◆ Data for the task
* * *

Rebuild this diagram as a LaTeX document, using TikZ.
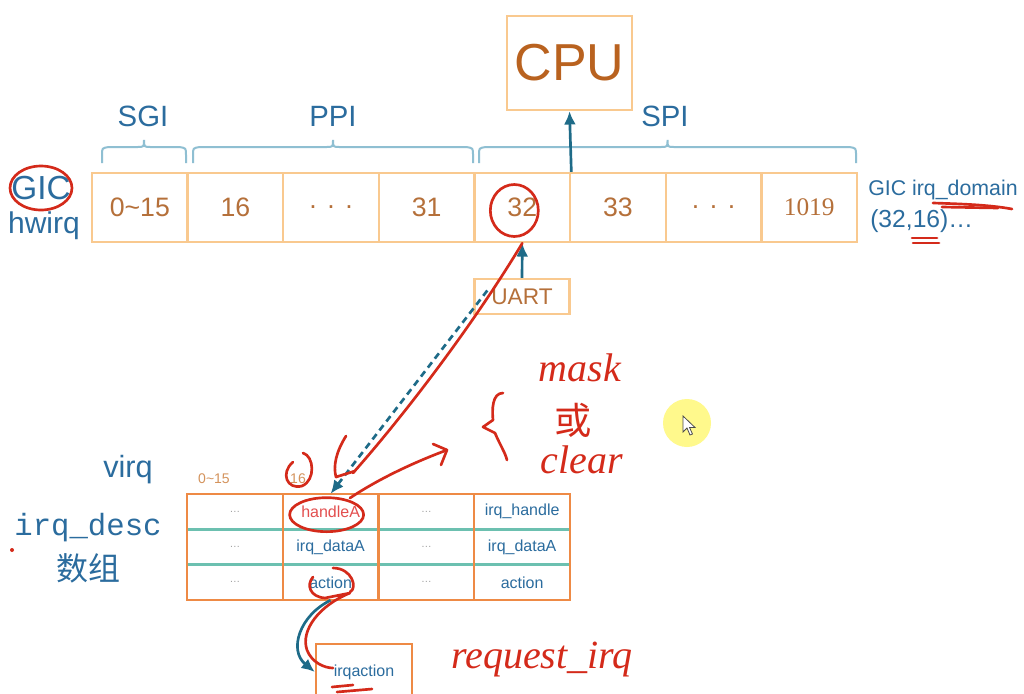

* * *

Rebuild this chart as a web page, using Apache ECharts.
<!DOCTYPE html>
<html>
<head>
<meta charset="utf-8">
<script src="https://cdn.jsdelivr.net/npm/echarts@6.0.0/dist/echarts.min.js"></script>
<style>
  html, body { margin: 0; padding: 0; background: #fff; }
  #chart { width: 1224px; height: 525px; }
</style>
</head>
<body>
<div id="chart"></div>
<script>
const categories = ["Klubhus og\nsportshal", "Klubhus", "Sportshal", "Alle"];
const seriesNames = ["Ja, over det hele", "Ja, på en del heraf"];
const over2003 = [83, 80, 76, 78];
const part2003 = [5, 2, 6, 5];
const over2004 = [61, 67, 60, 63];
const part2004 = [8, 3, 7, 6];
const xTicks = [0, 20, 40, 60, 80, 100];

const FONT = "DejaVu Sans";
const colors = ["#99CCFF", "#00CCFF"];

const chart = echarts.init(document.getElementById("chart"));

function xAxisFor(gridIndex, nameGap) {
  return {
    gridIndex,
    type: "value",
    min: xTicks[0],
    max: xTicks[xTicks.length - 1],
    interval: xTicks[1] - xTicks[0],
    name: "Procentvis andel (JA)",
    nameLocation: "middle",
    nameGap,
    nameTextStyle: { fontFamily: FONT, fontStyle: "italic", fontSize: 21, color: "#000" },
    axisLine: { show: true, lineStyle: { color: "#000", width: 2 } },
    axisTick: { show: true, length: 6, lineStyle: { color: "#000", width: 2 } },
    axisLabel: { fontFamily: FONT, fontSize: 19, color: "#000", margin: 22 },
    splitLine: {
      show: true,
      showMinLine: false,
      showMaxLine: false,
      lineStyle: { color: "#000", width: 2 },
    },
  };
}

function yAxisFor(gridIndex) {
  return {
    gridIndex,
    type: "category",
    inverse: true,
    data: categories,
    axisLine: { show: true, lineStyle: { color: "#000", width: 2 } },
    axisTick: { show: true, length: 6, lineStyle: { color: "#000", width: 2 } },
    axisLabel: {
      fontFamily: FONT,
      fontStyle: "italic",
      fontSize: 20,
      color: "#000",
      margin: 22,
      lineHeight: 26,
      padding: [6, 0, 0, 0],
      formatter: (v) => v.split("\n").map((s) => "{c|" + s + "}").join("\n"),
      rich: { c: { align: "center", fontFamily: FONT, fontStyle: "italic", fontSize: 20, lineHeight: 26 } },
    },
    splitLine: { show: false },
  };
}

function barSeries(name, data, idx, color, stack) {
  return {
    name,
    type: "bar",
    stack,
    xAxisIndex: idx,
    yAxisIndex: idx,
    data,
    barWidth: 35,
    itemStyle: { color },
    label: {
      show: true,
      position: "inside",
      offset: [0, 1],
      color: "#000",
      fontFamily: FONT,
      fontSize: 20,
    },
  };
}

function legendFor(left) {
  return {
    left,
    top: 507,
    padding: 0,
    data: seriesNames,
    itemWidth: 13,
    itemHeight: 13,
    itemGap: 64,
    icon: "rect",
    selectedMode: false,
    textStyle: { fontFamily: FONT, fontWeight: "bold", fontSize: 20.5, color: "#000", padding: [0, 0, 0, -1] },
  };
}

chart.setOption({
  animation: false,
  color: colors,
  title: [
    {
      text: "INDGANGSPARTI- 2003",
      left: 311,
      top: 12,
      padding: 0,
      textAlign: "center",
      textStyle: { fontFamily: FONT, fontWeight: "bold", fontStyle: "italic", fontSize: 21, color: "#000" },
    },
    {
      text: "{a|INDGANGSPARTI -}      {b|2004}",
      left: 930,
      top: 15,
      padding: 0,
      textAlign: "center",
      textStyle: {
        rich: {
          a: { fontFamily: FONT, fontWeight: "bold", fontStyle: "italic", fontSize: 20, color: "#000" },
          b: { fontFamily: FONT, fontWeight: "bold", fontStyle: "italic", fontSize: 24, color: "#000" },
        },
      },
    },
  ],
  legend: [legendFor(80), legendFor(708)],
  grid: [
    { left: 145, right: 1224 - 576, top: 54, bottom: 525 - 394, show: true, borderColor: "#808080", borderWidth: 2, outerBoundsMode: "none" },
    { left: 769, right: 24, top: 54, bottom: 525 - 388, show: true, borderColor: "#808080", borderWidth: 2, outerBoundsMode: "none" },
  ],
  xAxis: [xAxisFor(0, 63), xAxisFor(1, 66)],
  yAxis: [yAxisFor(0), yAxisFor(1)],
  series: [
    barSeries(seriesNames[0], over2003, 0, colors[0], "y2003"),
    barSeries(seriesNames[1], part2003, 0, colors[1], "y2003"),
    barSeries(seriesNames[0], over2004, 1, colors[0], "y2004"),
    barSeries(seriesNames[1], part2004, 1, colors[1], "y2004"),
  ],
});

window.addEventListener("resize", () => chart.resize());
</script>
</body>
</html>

* * *

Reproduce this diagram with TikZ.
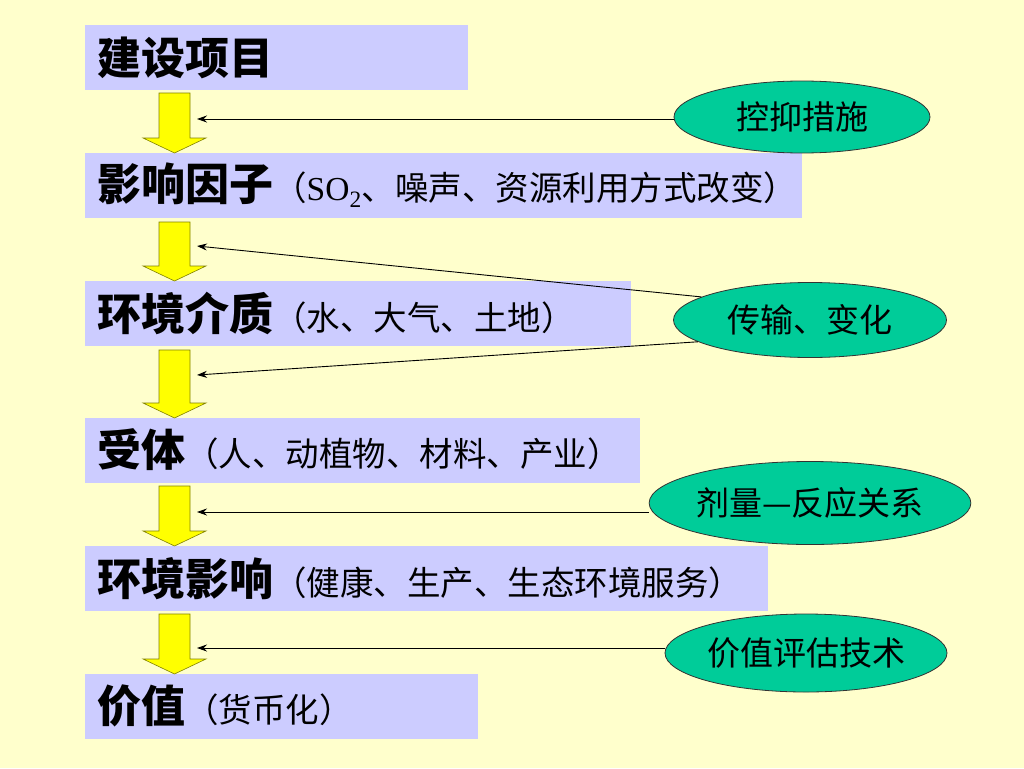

* * *

◆ Short task
Identify each line containing the string "using" and copy it out.

◆ Written response
Rebuild this diagram as a LaTeX document, using TikZ.
Rebuild this chart as a web page, using Apache ECharts.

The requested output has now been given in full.